The second driver of stock prices is investor sentiment. Optimistic investors can drive share prices higher in anticipation of improvements in a business. And pessimism can cause share prices to move lower if investors think lower earnings are on the way.
I think optimism is beginning to grow in the stock market. And my guess is some businesses will perform better than investors expected over the next few months. Therefore, I’ve been buying some shares over the past couple of weeks.
And the great thing about buying now is that many companies’ valuations have been pushed lower by the bear market. In some cases, the market will be right. And lower valuations now will be justified later by smaller earnings. But I reckon there will likely be a surprise from many businesses. And earnings may remain robust or even grow in the next few months.
Sifting for nuggets
I’ve been trying to sort out the good ones from the bad. And, of course, it isn’t an easy task. But I’m focusing on the quality of businesses and looking for enterprises with an unbroken runway of long-term growth. Finally, before buying a stock I’m insisting on an upbeat recent trading statement.

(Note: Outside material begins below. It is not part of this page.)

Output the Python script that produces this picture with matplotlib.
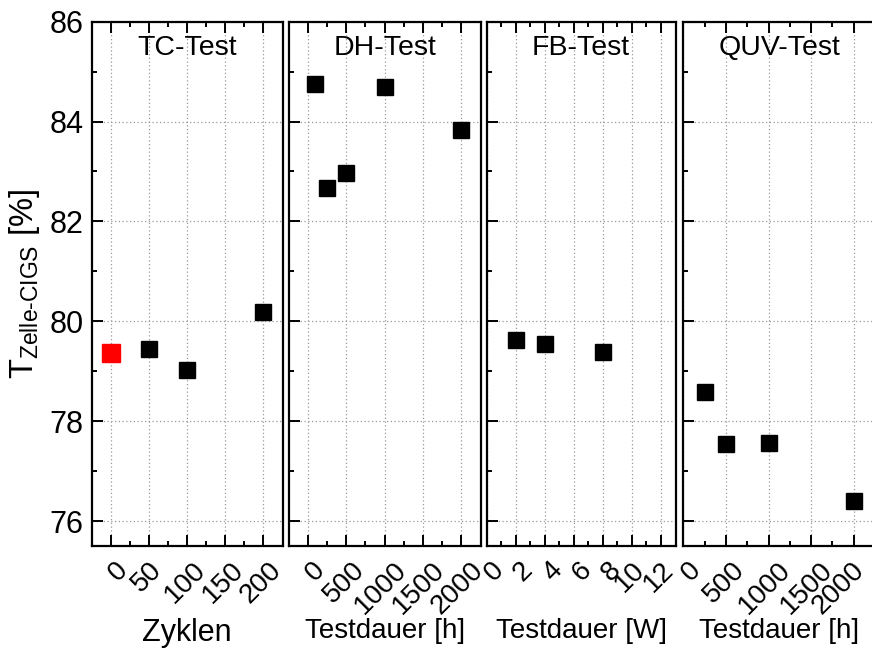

For example, I recently bought shares in software business Netcall and in video game developer Frontier Developments. I also picked up a few shares in law-focused finance and asset management company Burford Capital.
Another recent purchase was the stock of Cranware. It’s a UK company engaged in the development, licensing, and support of computer software for the healthcare industry in the US.
There is no guarantee that any of these shares or their underlying businesses will go on to perform well as I hope. But embracing risk is the only way to expose my portfolio to upside potential. And as with all stock market investing, it’s possible for me to lose money on my selections.
Mitigation by diversification
However, I’ve been aiming to mitigate some of the risks by diversifying across several investments. And another strategy is the use of investment trusts. The great thing about such trusts is they invest across multiple underlying businesses. And another benefit is each trust will employ an investment manager or a team of managers. So the stock picking tactics and strategy in my portfolio will not all be my own. And in that way, I’m diversifying away from myself as well!
My recent purchases include Scottish Mortgage Investment Trust, Fundsmith Emerging Equities Trust and Finsbury Growth and Income Trust.
Positive performance is not certain. But I’m hoping a long-term approach to investing in these shares will deliver a worthwhile outcome in the end.